*** Material

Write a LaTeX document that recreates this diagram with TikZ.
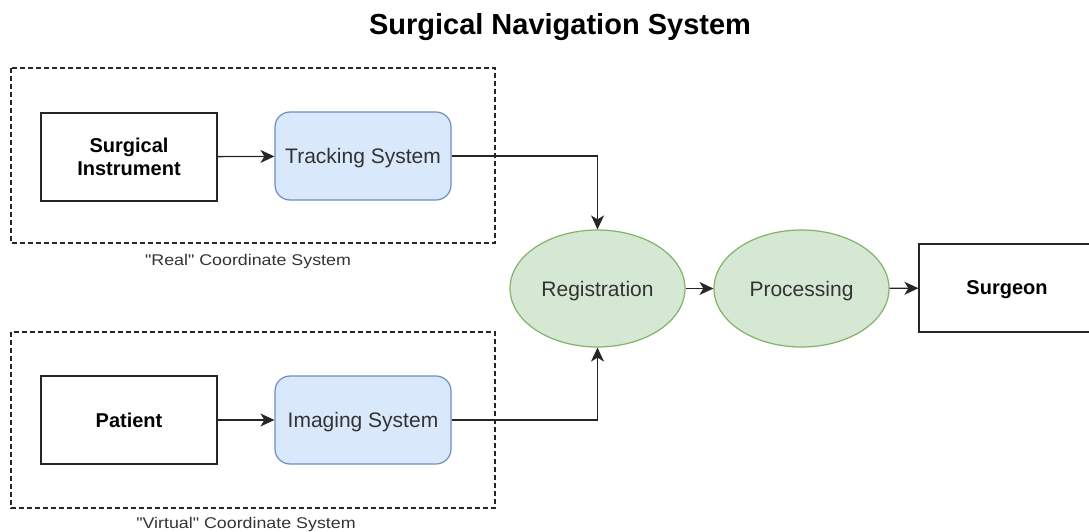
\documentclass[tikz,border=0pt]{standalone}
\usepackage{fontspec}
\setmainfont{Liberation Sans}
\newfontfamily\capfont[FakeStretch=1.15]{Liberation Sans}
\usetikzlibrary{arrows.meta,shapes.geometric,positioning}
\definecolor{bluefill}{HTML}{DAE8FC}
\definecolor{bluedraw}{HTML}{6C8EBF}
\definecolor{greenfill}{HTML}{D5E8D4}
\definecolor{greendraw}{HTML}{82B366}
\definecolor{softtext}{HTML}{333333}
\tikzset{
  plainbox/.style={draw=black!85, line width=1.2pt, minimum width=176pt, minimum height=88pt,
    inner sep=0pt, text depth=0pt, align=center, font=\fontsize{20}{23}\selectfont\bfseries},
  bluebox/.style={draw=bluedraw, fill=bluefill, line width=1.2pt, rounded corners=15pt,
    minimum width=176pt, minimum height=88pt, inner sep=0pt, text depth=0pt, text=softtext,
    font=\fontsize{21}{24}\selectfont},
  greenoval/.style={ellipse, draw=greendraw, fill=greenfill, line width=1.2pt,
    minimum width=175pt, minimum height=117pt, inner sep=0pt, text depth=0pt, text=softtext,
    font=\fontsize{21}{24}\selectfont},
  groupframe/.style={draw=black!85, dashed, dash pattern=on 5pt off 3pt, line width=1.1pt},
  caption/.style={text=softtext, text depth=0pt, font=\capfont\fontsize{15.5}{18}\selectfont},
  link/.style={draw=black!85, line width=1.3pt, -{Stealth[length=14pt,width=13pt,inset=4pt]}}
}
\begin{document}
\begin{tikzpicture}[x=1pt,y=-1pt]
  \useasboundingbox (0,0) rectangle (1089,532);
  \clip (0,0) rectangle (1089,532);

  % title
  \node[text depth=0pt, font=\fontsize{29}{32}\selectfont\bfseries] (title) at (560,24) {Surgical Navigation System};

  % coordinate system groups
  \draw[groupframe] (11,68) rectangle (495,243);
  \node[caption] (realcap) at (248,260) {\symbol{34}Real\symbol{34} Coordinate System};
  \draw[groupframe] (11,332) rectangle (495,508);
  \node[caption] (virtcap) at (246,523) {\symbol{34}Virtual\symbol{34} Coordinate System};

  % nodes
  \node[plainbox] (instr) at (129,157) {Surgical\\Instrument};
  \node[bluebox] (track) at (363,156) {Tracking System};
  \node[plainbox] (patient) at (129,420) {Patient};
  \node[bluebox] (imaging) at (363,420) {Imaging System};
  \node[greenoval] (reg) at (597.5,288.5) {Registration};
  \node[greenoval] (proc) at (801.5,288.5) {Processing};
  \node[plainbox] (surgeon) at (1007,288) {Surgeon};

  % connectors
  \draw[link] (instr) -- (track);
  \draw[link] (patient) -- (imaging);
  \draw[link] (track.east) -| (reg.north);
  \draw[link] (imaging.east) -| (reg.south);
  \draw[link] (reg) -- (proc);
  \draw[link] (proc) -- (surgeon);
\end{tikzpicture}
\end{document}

******

• [Directions] Copy the material above exactly and drop the pictures.

• [Complete response]
Write a LaTeX document that recreates this diagram with TikZ.
\documentclass[tikz,border=0pt]{standalone}
\usepackage{fontspec}
\setmainfont{Liberation Sans}
\newfontfamily\capfont[FakeStretch=1.15]{Liberation Sans}
\usetikzlibrary{arrows.meta,shapes.geometric,positioning}
\definecolor{bluefill}{HTML}{DAE8FC}
\definecolor{bluedraw}{HTML}{6C8EBF}
\definecolor{greenfill}{HTML}{D5E8D4}
\definecolor{greendraw}{HTML}{82B366}
\definecolor{softtext}{HTML}{333333}
\tikzset{
  plainbox/.style={draw=black!85, line width=1.2pt, minimum width=176pt, minimum height=88pt,
    inner sep=0pt, text depth=0pt, align=center, font=\fontsize{20}{23}\selectfont\bfseries},
  bluebox/.style={draw=bluedraw, fill=bluefill, line width=1.2pt, rounded corners=15pt,
    minimum width=176pt, minimum height=88pt, inner sep=0pt, text depth=0pt, text=softtext,
    font=\fontsize{21}{24}\selectfont},
  greenoval/.style={ellipse, draw=greendraw, fill=greenfill, line width=1.2pt,
    minimum width=175pt, minimum height=117pt, inner sep=0pt, text depth=0pt, text=softtext,
    font=\fontsize{21}{24}\selectfont},
  groupframe/.style={draw=black!85, dashed, dash pattern=on 5pt off 3pt, line width=1.1pt},
  caption/.style={text=softtext, text depth=0pt, font=\capfont\fontsize{15.5}{18}\selectfont},
  link/.style={draw=black!85, line width=1.3pt, -{Stealth[length=14pt,width=13pt,inset=4pt]}}
}
\begin{document}
\begin{tikzpicture}[x=1pt,y=-1pt]
  \useasboundingbox (0,0) rectangle (1089,532);
  \clip (0,0) rectangle (1089,532);

  % title
  \node[text depth=0pt, font=\fontsize{29}{32}\selectfont\bfseries] (title) at (560,24) {Surgical Navigation System};

  % coordinate system groups
  \draw[groupframe] (11,68) rectangle (495,243);
  \node[caption] (realcap) at (248,260) {\symbol{34}Real\symbol{34} Coordinate System};
  \draw[groupframe] (11,332) rectangle (495,508);
  \node[caption] (virtcap) at (246,523) {\symbol{34}Virtual\symbol{34} Coordinate System};

  % nodes
  \node[plainbox] (instr) at (129,157) {Surgical\\Instrument};
  \node[bluebox] (track) at (363,156) {Tracking System};
  \node[plainbox] (patient) at (129,420) {Patient};
  \node[bluebox] (imaging) at (363,420) {Imaging System};
  \node[greenoval] (reg) at (597.5,288.5) {Registration};
  \node[greenoval] (proc) at (801.5,288.5) {Processing};
  \node[plainbox] (surgeon) at (1007,288) {Surgeon};

  % connectors
  \draw[link] (instr) -- (track);
  \draw[link] (patient) -- (imaging);
  \draw[link] (track.east) -| (reg.north);
  \draw[link] (imaging.east) -| (reg.south);
  \draw[link] (reg) -- (proc);
  \draw[link] (proc) -- (surgeon);
\end{tikzpicture}
\end{document}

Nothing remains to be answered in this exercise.